Aha! So dhclient(8) writes to /etc/resolv.conf when it obtains DNS server addresses? Does ISC dhcpd read from /etc/resolv.conf by default if I don't define any in name servers in dhcpd.conf?


----------



## SirDice (Jul 29, 2014)

Radium said:
			
		

> So dhclient(8) writes to /etc/resolv.conf when it obtains DNS server addresses?


Yes.


> Does ISC dhcpd read from /etc/resolv.conf by default if I don't define any in name servers in dhcpd.conf?


No, it simply won't provide DNS server addresses.


----------



## Radium (Jul 29, 2014)

How do I make dhcpd obtain name servers from /etc/resolv.conf?


----------



## Radium (Jul 30, 2014)

SirDice said:
			
		

> Radium said:
> 
> 
> 
> ...



It seems that nobody understands what I'm trying to do. I want dhclient to hand the name servers to dhcpd.conf and I've also set up two VLANs on the WAN port and dhclient requests information that I want to relay to two of my LAN clients via dhcpd. Looking into /sbin/dhclient-script doesn't make me any wiser on how to do this. The information that I want to relay is inside the .leases files for the two VLANs. I've also considered using dhcrelay but that one doesn't seem to be able to help me in any way as it will relay ALL requests. I still want my LAN clients to remain in my LAN but get some extra info only available after dhclient has sent requests to the two VLANs. The two VLANs in question are VoIP and IPTV, with VLAN ID 855 and 845.

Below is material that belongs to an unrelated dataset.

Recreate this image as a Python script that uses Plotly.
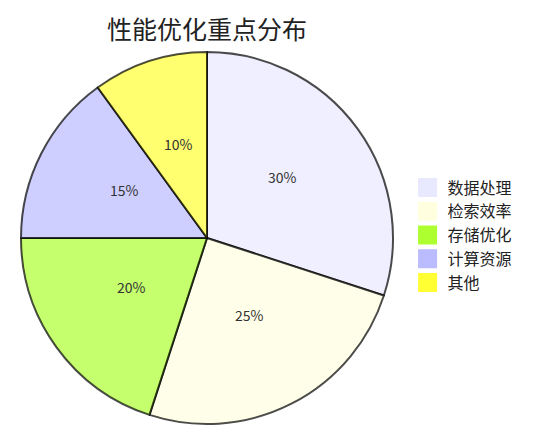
import math
import plotly.graph_objects as go

labels = ["数据处理", "检索效率", "存储优化", "计算资源", "其他"]
values = [30, 25, 20, 15, 10]
colors = ["#E8E8FF", "#FFFFE0", "#ADFF2F", "#BBBBFF", "#FFFF33"]
ALPHA = 0.7

W, H = 556, 446
M = dict(l=13, r=22, t=44, b=30)
PW = W - M["l"] - M["r"]
PH = H - M["t"] - M["b"]
PIE_FRAC = PH / PW        # pie domain is a square on the left of the plot area
LABEL_R = 0.5             # percent labels at half the radius


def with_alpha(hex_color, a):
    h = hex_color.lstrip("#")
    r, g, b = int(h[0:2], 16), int(h[2:4], 16), int(h[4:6], 16)
    return f"rgba({r},{g},{b},{a})"


fig = go.Figure()

fig.add_trace(go.Pie(
    labels=labels,
    values=values,
    sort=False,
    direction="clockwise",
    rotation=0,
    textinfo="none",
    marker=dict(colors=[with_alpha(c, ALPHA) for c in colors],
                line=dict(color="rgba(0,0,0,0.7)", width=2)),
    showlegend=False,
    domain=dict(x=[0, PIE_FRAC], y=[0, 1]),
))

# percent labels, placed at the middle angle of each slice
total = sum(values)
cx, cy = PIE_FRAC / 2, 0.5
rad = PH / 2
start = 0.0
for v in values:
    mid = (start + v / 2) / total * 2 * math.pi
    start += v
    dx = LABEL_R * rad * math.sin(mid) / PW
    dy = LABEL_R * rad * math.cos(mid) / PH
    fig.add_annotation(x=cx + dx, y=cy + dy, xref="paper", yref="paper",
                       xanchor="center", yanchor="middle", yshift=6,
                       text=f"{v / total * 100:.0f}%", showarrow=False,
                       font=dict(size=14, color="#333333"))

# legend entries with solid squares
for lab, col in zip(labels, colors):
    fig.add_trace(go.Scatter(
        x=[None], y=[None], mode="markers", name=lab,
        marker=dict(symbol="square", size=18, color=col,
                    line=dict(color=col, width=3)),
    ))

fig.update_xaxes(visible=False)
fig.update_yaxes(visible=False)

fig.update_layout(
    width=W,
    height=H,
    title=dict(text="性能优化重点分布", x=199 / W, xanchor="center",
               y=1 - 22 / H, yanchor="middle",
               font=dict(size=25, color="#222222")),
    font=dict(family="Noto Sans CJK SC, Noto Sans, sans-serif"),
    margin=M,
    legend=dict(x=0.742, y=0.508, xanchor="left", yanchor="middle",
                itemsizing="trace", font=dict(size=16, color="#222222")),
    paper_bgcolor="white",
    plot_bgcolor="white",
)

fig.write_html("out.html")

Does anyone know the cleanest way to do this? :q


----------



## SirDice (Jul 30, 2014)

You will have to script something yourself. Something that dynamically changes dhcpd.conf. There's no configuration setting that does this 'automagically'.


----------



## kpa (Jul 30, 2014)

Some replacement DNS forwarders that also implement a DHCP server have an option to do exactly that, for example dns/dnsmasq. Unfortunately the ISC DHCPd was never designed to be used in such way, there's an implicit assumption that the DNS forwarders provided by the DHCP server would be at static well known addresses that do not change often. The DNS forwarder addresses provided by your ISP's DHCP service are often not very static and can change suddenly when the WAN interface gets a new address from a completely new subnet.


----------



## SirDice (Jul 30, 2014)

I'd set up a caching only DNS server on the gateway and have DHCPd supply that address. The caching DNS server will take care of the resolving upstream.


----------